[A run of records]
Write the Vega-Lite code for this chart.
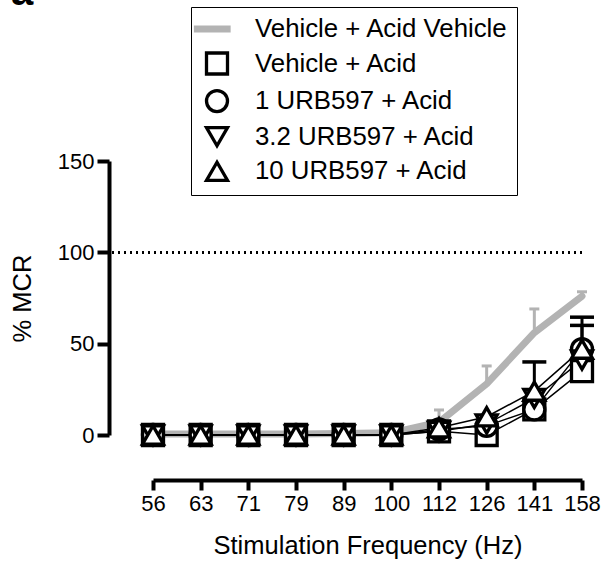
{
  "$schema": "https://vega.github.io/schema/vega-lite/v6.json",
  "width": 470,
  "height": 274,
  "autosize": {"type": "none"},
  "padding": {"left": 112, "top": 161, "right": 21, "bottom": 128},
  "background": "white",
  "config": {
    "font": "Liberation Sans",
    "view": {"stroke": null},
    "legend": {
      "labelFont": "Liberation Sans",
      "labelFontSize": 25.8,
      "labelColor": "black",
      "labelLimit": 500,
      "labelOffset": 24,
      "symbolOffset": 4,
      "padding": 8,
      "rowPadding": 2.6,
      "symbolSize": 441,
      "fillColor": "white",
      "strokeColor": "black",
      "symbolFillColor": "white"
    }
  },
  "title": {
    "text": "a",
    "anchor": "start",
    "frame": "group",
    "orient": "top",
    "fontSize": 40,
    "fontWeight": "bold",
    "font": "Liberation Sans",
    "color": "black",
    "dx": -101,
    "offset": -46,
    "baseline": "bottom"
  },
  "data": {
    "values": [
      {"series": "Vehicle + Acid Vehicle", "freq": 56, "value": 0.5, "upper": null},
      {"series": "Vehicle + Acid Vehicle", "freq": 63, "value": 0.5, "upper": null},
      {"series": "Vehicle + Acid Vehicle", "freq": 71, "value": 0.5, "upper": null},
      {"series": "Vehicle + Acid Vehicle", "freq": 79, "value": 0.5, "upper": null},
      {"series": "Vehicle + Acid Vehicle", "freq": 89, "value": 0.8, "upper": null},
      {"series": "Vehicle + Acid Vehicle", "freq": 100, "value": 1.2, "upper": null},
      {"series": "Vehicle + Acid Vehicle", "freq": 112, "value": 7, "upper": 13.7},
      {"series": "Vehicle + Acid Vehicle", "freq": 126, "value": 28, "upper": 37.8},
      {"series": "Vehicle + Acid Vehicle", "freq": 141, "value": 56, "upper": 69},
      {"series": "Vehicle + Acid Vehicle", "freq": 158, "value": 76, "upper": 78.4},
      {"series": "Vehicle + Acid", "freq": 56, "value": 0, "upper": null},
      {"series": "Vehicle + Acid", "freq": 63, "value": 0, "upper": null},
      {"series": "Vehicle + Acid", "freq": 71, "value": 0, "upper": null},
      {"series": "Vehicle + Acid", "freq": 79, "value": 0, "upper": null},
      {"series": "Vehicle + Acid", "freq": 89, "value": 0, "upper": null},
      {"series": "Vehicle + Acid", "freq": 100, "value": 0, "upper": null},
      {"series": "Vehicle + Acid", "freq": 112, "value": 2, "upper": null},
      {"series": "Vehicle + Acid", "freq": 126, "value": 0, "upper": null},
      {"series": "Vehicle + Acid", "freq": 141, "value": 14, "upper": null},
      {"series": "Vehicle + Acid", "freq": 158, "value": 35, "upper": null},
      {"series": "1 URB597 + Acid", "freq": 56, "value": 0, "upper": null},
      {"series": "1 URB597 + Acid", "freq": 63, "value": 0, "upper": null},
      {"series": "1 URB597 + Acid", "freq": 71, "value": 0, "upper": null},
      {"series": "1 URB597 + Acid", "freq": 79, "value": 0, "upper": null},
      {"series": "1 URB597 + Acid", "freq": 89, "value": 0, "upper": null},
      {"series": "1 URB597 + Acid", "freq": 100, "value": 0, "upper": null},
      {"series": "1 URB597 + Acid", "freq": 112, "value": 3, "upper": null},
      {"series": "1 URB597 + Acid", "freq": 126, "value": 5, "upper": null},
      {"series": "1 URB597 + Acid", "freq": 141, "value": 14, "upper": null},
      {"series": "1 URB597 + Acid", "freq": 158, "value": 47, "upper": 64.5},
      {"series": "3.2 URB597 + Acid", "freq": 56, "value": 0, "upper": null},
      {"series": "3.2 URB597 + Acid", "freq": 63, "value": 0, "upper": null},
      {"series": "3.2 URB597 + Acid", "freq": 71, "value": 0, "upper": null},
      {"series": "3.2 URB597 + Acid", "freq": 79, "value": 0, "upper": null},
      {"series": "3.2 URB597 + Acid", "freq": 89, "value": 0, "upper": null},
      {"series": "3.2 URB597 + Acid", "freq": 100, "value": 0, "upper": null},
      {"series": "3.2 URB597 + Acid", "freq": 112, "value": 2, "upper": null},
      {"series": "3.2 URB597 + Acid", "freq": 126, "value": 6, "upper": null},
      {"series": "3.2 URB597 + Acid", "freq": 141, "value": 20, "upper": null},
      {"series": "3.2 URB597 + Acid", "freq": 158, "value": 41, "upper": null},
      {"series": "10 URB597 + Acid", "freq": 56, "value": 0, "upper": null},
      {"series": "10 URB597 + Acid", "freq": 63, "value": 0, "upper": null},
      {"series": "10 URB597 + Acid", "freq": 71, "value": 0, "upper": null},
      {"series": "10 URB597 + Acid", "freq": 79, "value": 0, "upper": null},
      {"series": "10 URB597 + Acid", "freq": 89, "value": 0, "upper": null},
      {"series": "10 URB597 + Acid", "freq": 100, "value": 0, "upper": null},
      {"series": "10 URB597 + Acid", "freq": 112, "value": 4, "upper": null},
      {"series": "10 URB597 + Acid", "freq": 126, "value": 10, "upper": null},
      {"series": "10 URB597 + Acid", "freq": 141, "value": 24, "upper": 40},
      {"series": "10 URB597 + Acid", "freq": 158, "value": 47, "upper": 60}
    ]
  },
  "encoding": {
    "x": {
      "field": "freq",
      "type": "ordinal",
      "scale": {"type": "point", "range": [41, 470], "padding": 0},
      "axis": {
        "title": "Stimulation Frequency (Hz)",
        "orient": "bottom",
        "offset": 45,
        "labelAngle": 0,
        "labelFontSize": 22,
        "labelColor": "black",
        "labelPadding": 3,
        "titleFontSize": 25.5,
        "titleFontWeight": "normal",
        "titleColor": "black",
        "titlePadding": 19,
        "domainColor": "black",
        "domainWidth": 4,
        "tickColor": "black",
        "tickWidth": 4,
        "tickSize": 10,
        "grid": false
      }
    },
    "y": {
      "field": "value",
      "type": "quantitative",
      "scale": {"domain": [0, 150], "nice": false, "zero": true},
      "axis": {
        "title": "% MCR",
        "values": [0, 50, 100, 150],
        "offset": 3,
        "labelFontSize": 22,
        "labelColor": "black",
        "labelPadding": 3,
        "titleFontSize": 25.5,
        "titleFontWeight": "normal",
        "titleColor": "black",
        "titlePadding": 22,
        "domainColor": "black",
        "domainWidth": 4,
        "tickColor": "black",
        "tickWidth": 4,
        "tickSize": 12,
        "grid": false
      }
    }
  },
  "layer": [
    {
      "mark": {"type": "rule", "color": "black", "strokeWidth": 2.5, "strokeDash": [2, 4]},
      "encoding": {"y": {"datum": 100}, "x": null}
    },
    {
      "transform": [{"filter": "datum.series === 'Vehicle + Acid Vehicle'"}],
      "mark": {"type": "line", "color": "#b3b3b3", "strokeWidth": 7, "strokeCap": "round", "strokeJoin": "round"},
      "encoding": {}
    },
    {
      "transform": [{"filter": "datum.series === 'Vehicle + Acid Vehicle' && datum.upper != null"}],
      "mark": {"type": "rule", "color": "#b3b3b3", "strokeWidth": 3},
      "encoding": {"y2": {"field": "upper"}}
    },
    {
      "transform": [{"filter": "datum.series === 'Vehicle + Acid Vehicle' && datum.upper != null"}],
      "mark": {"type": "tick", "color": "#b3b3b3", "size": 10, "thickness": 3, "opacity": 1},
      "encoding": {"y": {"field": "upper", "type": "quantitative"}}
    },
    {
      "transform": [{"filter": "datum.series !== 'Vehicle + Acid Vehicle' && datum.upper != null"}],
      "mark": {"type": "rule", "color": "black", "strokeWidth": 3},
      "encoding": {"y2": {"field": "upper"}}
    },
    {
      "transform": [{"filter": "datum.series !== 'Vehicle + Acid Vehicle' && datum.upper != null"}],
      "mark": {"type": "tick", "color": "black", "size": 24, "thickness": 3.5, "opacity": 1},
      "encoding": {"y": {"field": "upper", "type": "quantitative"}}
    },
    {
      "transform": [{"filter": "datum.series !== 'Vehicle + Acid Vehicle'"}],
      "mark": {"type": "line", "color": "black", "strokeWidth": 1.5},
      "encoding": {"detail": {"field": "series"}}
    },
    {
      "transform": [{"filter": "datum.series !== 'Vehicle + Acid Vehicle'"}],
      "mark": {"type": "point", "filled": true, "fill": "white", "opacity": 1, "size": 441},
      "encoding": {
        "shape": {
          "field": "series",
          "type": "nominal",
          "scale": {
            "domain": ["Vehicle + Acid Vehicle", "Vehicle + Acid", "1 URB597 + Acid", "3.2 URB597 + Acid", "10 URB597 + Acid"],
            "range": ["M-2.2,0H1.3", "square", "circle", "triangle-down", "triangle-up"]
          },
          "legend": {
            "title": null, "orient": "none", "legendX": 79, "legendY": -154,
            "encode": {
              "legend": {"update": {"strokeWidth": {"value": 4.5}}},
              "symbols": {"update": {"strokeCap": {"value": "round"}}}
            }
          }
        },
        "stroke": {
          "field": "series",
          "type": "nominal",
          "scale": {
            "domain": ["Vehicle + Acid Vehicle", "Vehicle + Acid", "1 URB597 + Acid", "3.2 URB597 + Acid", "10 URB597 + Acid"],
            "range": ["#b3b3b3", "black", "black", "black", "black"]
          },
          "legend": {"title": null, "orient": "none", "legendX": 79, "legendY": -154}
        },
        "strokeWidth": {
          "field": "series",
          "type": "nominal",
          "scale": {
            "type": "ordinal",
            "domain": ["Vehicle + Acid Vehicle", "Vehicle + Acid", "1 URB597 + Acid", "3.2 URB597 + Acid", "10 URB597 + Acid"],
            "range": [7, 3.3, 3.3, 3.3, 3.3]
          },
          "legend": {"title": null, "orient": "none", "legendX": 79, "legendY": -154}
        }
      }
    }
  ]
}
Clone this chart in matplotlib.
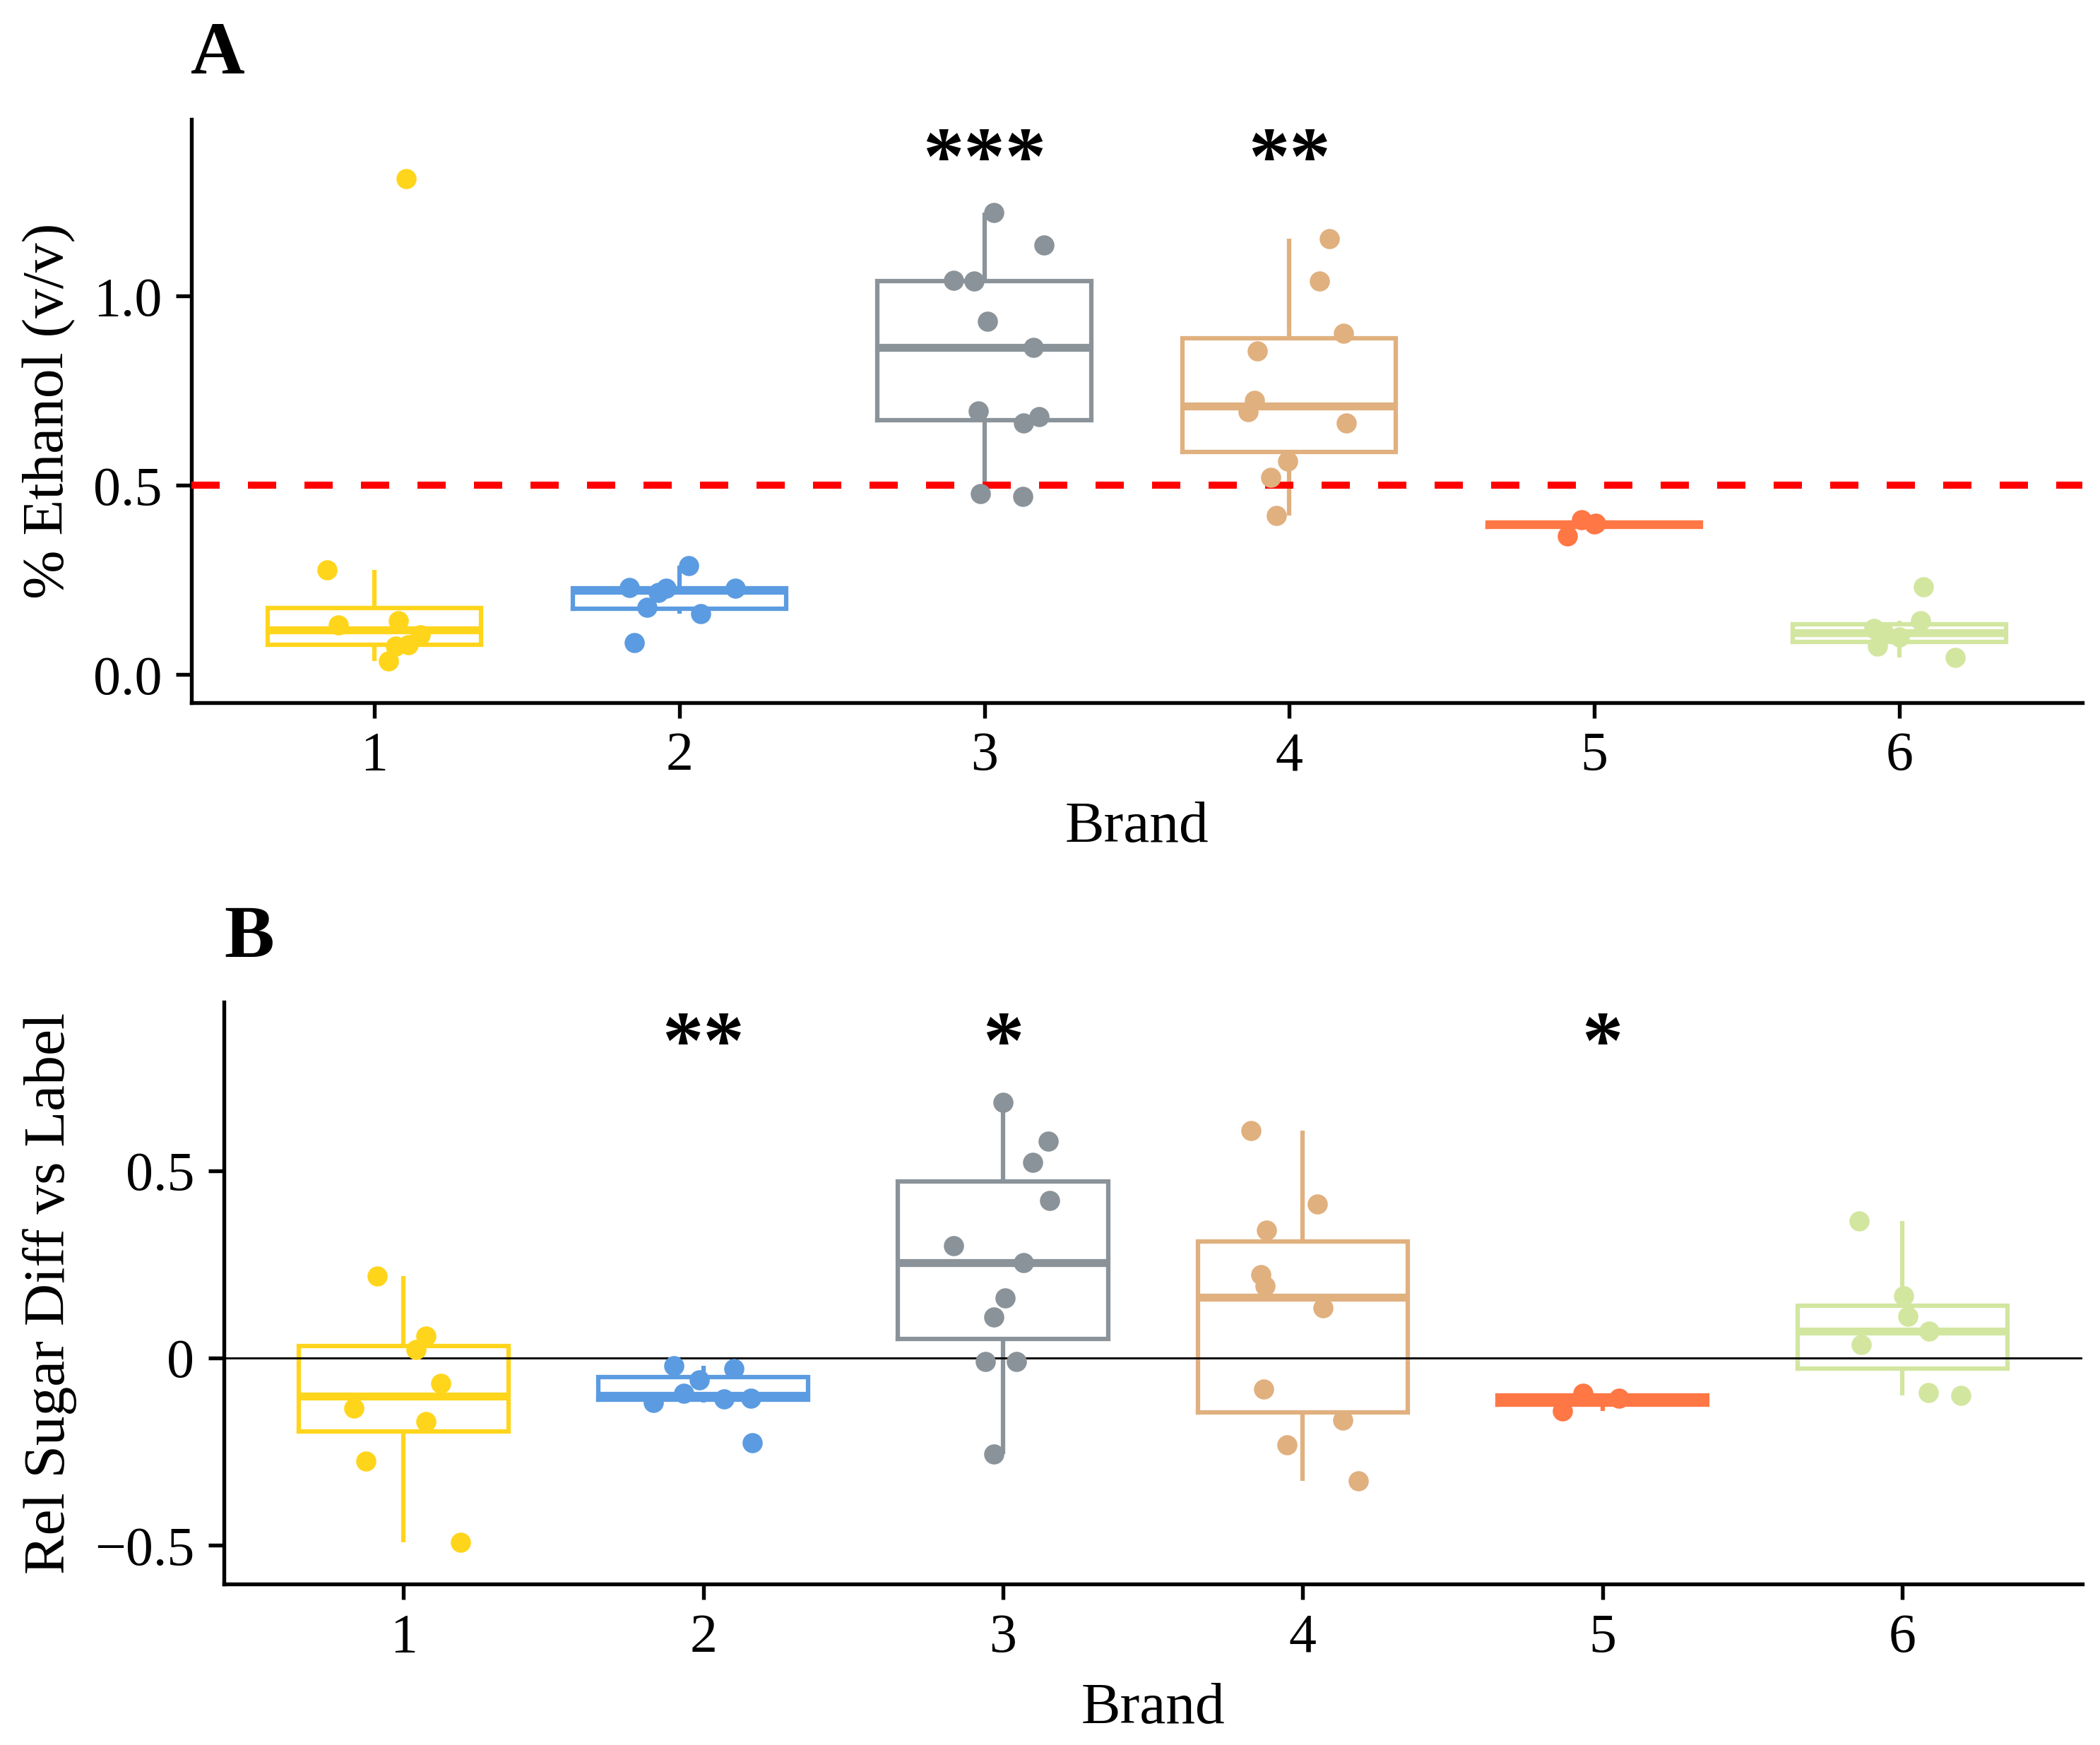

* Goal: Copy all lines from the material that include "chart".

* Exercise answer:
Write the Vega-Lite code for this chart.
Clone this chart in matplotlib.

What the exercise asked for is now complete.